**Objective**
Please, without the pictures, retype exactly the lines from the start of the material through the line that holds "39.6, null, null, null, null, null];".

## begin Data segment

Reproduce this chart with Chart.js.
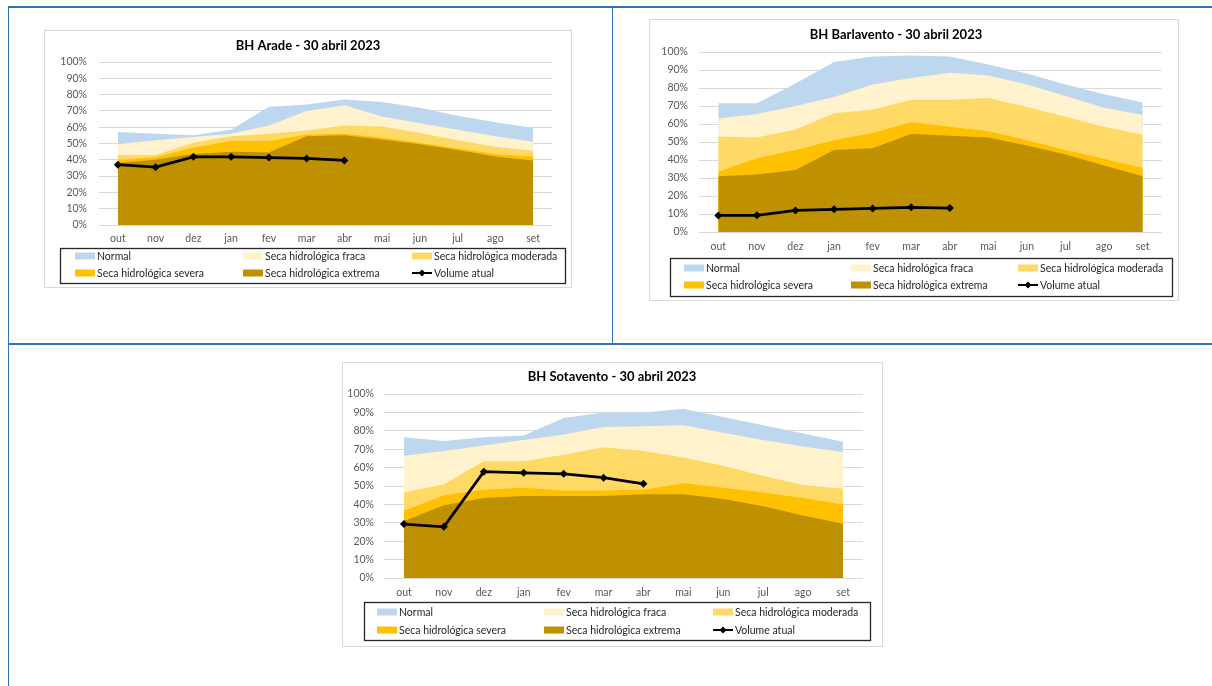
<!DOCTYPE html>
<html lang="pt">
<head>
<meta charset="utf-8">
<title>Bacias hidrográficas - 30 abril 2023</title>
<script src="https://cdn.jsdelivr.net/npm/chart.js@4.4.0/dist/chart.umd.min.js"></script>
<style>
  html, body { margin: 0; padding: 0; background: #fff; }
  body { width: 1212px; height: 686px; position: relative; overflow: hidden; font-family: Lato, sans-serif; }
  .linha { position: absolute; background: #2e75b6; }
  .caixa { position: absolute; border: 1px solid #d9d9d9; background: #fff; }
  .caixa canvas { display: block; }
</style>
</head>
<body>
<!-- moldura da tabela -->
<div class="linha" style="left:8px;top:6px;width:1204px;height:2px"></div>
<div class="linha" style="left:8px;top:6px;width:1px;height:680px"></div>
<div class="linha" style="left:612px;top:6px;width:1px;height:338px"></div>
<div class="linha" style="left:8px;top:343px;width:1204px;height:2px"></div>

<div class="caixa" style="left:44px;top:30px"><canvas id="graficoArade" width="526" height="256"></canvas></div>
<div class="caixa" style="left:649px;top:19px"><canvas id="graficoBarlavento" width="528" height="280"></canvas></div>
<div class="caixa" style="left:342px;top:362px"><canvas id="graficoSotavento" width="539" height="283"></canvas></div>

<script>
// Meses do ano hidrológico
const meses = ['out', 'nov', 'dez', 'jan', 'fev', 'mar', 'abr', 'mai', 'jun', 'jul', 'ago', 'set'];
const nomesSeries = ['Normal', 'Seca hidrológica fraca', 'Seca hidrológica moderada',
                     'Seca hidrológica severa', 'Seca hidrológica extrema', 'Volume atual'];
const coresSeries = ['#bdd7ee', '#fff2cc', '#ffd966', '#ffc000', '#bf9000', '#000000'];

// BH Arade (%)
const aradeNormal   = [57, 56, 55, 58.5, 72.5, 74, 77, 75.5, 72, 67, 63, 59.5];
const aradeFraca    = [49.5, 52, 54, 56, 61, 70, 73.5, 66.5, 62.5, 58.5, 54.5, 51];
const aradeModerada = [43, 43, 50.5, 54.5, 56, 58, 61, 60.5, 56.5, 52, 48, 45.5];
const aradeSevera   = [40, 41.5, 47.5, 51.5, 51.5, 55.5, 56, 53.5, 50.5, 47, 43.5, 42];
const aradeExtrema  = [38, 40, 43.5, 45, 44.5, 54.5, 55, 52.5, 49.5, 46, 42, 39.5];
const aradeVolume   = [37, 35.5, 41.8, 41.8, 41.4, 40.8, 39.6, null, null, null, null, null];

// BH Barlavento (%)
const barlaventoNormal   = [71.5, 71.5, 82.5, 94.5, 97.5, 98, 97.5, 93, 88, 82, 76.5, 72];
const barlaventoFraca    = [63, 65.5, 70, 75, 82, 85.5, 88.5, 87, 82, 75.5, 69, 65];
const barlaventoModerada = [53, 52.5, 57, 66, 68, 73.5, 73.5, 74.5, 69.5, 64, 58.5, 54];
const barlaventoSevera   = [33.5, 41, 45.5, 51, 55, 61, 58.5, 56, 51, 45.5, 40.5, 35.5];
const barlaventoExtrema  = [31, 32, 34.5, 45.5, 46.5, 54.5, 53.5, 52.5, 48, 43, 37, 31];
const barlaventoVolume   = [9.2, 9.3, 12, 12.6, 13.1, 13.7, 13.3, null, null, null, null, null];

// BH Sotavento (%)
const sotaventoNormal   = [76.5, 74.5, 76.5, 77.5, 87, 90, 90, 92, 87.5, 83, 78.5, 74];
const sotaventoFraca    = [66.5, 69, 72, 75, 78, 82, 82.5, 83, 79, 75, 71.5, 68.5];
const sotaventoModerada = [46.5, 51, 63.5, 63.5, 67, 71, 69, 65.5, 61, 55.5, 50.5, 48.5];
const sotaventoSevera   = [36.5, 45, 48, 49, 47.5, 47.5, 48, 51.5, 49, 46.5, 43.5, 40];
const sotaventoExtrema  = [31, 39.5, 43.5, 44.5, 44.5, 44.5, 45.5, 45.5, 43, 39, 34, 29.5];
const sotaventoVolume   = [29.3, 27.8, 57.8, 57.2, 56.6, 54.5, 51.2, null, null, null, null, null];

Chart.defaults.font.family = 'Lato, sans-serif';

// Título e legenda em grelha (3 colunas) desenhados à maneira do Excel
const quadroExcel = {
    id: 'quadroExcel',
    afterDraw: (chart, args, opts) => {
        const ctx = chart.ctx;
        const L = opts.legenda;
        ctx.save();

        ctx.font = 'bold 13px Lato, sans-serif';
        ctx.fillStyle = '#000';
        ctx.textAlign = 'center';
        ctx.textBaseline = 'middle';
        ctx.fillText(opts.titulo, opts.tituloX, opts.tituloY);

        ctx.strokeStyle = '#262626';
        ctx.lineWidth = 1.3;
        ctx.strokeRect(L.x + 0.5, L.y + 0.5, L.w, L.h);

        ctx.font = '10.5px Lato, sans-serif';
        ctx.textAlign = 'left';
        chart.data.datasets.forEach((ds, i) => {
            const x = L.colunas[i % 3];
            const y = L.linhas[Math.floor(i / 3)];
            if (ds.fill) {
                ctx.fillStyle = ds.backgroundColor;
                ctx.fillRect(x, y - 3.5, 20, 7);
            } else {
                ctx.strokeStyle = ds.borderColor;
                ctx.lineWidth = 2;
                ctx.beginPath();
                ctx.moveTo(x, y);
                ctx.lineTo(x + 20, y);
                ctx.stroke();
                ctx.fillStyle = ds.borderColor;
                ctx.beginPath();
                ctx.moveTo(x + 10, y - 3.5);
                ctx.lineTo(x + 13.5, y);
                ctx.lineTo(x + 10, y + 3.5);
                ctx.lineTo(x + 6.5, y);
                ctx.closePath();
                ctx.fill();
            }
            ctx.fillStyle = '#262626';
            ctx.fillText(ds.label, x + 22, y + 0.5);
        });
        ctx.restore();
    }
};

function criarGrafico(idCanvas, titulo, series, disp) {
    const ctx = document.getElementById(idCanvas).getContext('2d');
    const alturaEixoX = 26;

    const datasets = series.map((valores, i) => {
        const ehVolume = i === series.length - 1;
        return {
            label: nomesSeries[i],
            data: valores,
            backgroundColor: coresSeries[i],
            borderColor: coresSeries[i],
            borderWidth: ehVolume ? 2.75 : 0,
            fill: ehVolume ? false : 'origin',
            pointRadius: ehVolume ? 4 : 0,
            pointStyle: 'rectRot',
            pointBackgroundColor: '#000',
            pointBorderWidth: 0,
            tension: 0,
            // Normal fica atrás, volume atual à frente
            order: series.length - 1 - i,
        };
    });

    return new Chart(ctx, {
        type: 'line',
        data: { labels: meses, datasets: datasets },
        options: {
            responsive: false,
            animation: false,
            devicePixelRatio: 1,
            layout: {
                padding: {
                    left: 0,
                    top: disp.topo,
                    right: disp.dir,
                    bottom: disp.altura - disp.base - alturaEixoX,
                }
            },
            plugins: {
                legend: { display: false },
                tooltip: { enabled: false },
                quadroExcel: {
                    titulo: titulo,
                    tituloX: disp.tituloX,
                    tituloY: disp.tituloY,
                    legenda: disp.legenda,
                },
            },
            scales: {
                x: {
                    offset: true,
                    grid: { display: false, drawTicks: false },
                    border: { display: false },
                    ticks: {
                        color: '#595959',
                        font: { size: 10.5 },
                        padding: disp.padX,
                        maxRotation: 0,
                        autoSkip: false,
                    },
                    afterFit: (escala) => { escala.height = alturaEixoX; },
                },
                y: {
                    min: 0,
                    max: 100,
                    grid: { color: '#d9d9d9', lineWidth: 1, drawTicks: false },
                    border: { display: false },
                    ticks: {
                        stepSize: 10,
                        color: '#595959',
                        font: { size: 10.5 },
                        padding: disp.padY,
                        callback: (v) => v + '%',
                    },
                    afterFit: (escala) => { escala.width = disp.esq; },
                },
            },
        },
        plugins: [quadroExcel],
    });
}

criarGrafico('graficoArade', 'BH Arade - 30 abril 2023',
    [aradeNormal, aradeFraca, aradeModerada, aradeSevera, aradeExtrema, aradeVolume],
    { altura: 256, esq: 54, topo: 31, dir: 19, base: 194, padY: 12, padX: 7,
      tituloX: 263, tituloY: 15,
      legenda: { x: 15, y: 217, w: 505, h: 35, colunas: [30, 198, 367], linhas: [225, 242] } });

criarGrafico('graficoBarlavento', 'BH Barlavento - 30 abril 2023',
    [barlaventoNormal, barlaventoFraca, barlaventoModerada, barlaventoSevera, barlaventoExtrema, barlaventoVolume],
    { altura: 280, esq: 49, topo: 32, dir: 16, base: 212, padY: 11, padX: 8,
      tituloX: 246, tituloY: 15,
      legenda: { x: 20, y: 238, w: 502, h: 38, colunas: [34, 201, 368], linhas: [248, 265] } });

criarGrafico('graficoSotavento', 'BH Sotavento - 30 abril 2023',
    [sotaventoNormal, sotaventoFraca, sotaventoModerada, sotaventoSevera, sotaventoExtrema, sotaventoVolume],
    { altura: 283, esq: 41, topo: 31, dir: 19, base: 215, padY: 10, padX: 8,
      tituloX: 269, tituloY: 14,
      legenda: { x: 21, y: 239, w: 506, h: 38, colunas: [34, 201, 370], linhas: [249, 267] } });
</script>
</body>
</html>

## end Data segment

**Answer below**
Reproduce this chart with Chart.js.
<!DOCTYPE html>
<html lang="pt">
<head>
<meta charset="utf-8">
<title>Bacias hidrográficas - 30 abril 2023</title>
<script src="https://cdn.jsdelivr.net/npm/chart.js@4.4.0/dist/chart.umd.min.js"></script>
<style>
  html, body { margin: 0; padding: 0; background: #fff; }
  body { width: 1212px; height: 686px; position: relative; overflow: hidden; font-family: Lato, sans-serif; }
  .linha { position: absolute; background: #2e75b6; }
  .caixa { position: absolute; border: 1px solid #d9d9d9; background: #fff; }
  .caixa canvas { display: block; }
</style>
</head>
<body>
<!-- moldura da tabela -->
<div class="linha" style="left:8px;top:6px;width:1204px;height:2px"></div>
<div class="linha" style="left:8px;top:6px;width:1px;height:680px"></div>
<div class="linha" style="left:612px;top:6px;width:1px;height:338px"></div>
<div class="linha" style="left:8px;top:343px;width:1204px;height:2px"></div>

<div class="caixa" style="left:44px;top:30px"><canvas id="graficoArade" width="526" height="256"></canvas></div>
<div class="caixa" style="left:649px;top:19px"><canvas id="graficoBarlavento" width="528" height="280"></canvas></div>
<div class="caixa" style="left:342px;top:362px"><canvas id="graficoSotavento" width="539" height="283"></canvas></div>

<script>
// Meses do ano hidrológico
const meses = ['out', 'nov', 'dez', 'jan', 'fev', 'mar', 'abr', 'mai', 'jun', 'jul', 'ago', 'set'];
const nomesSeries = ['Normal', 'Seca hidrológica fraca', 'Seca hidrológica moderada',
                     'Seca hidrológica severa', 'Seca hidrológica extrema', 'Volume atual'];
const coresSeries = ['#bdd7ee', '#fff2cc', '#ffd966', '#ffc000', '#bf9000', '#000000'];

// BH Arade (%)
const aradeNormal   = [57, 56, 55, 58.5, 72.5, 74, 77, 75.5, 72, 67, 63, 59.5];
const aradeFraca    = [49.5, 52, 54, 56, 61, 70, 73.5, 66.5, 62.5, 58.5, 54.5, 51];
const aradeModerada = [43, 43, 50.5, 54.5, 56, 58, 61, 60.5, 56.5, 52, 48, 45.5];
const aradeSevera   = [40, 41.5, 47.5, 51.5, 51.5, 55.5, 56, 53.5, 50.5, 47, 43.5, 42];
const aradeExtrema  = [38, 40, 43.5, 45, 44.5, 54.5, 55, 52.5, 49.5, 46, 42, 39.5];
const aradeVolume   = [37, 35.5, 41.8, 41.8, 41.4, 40.8, 39.6, null, null, null, null, null];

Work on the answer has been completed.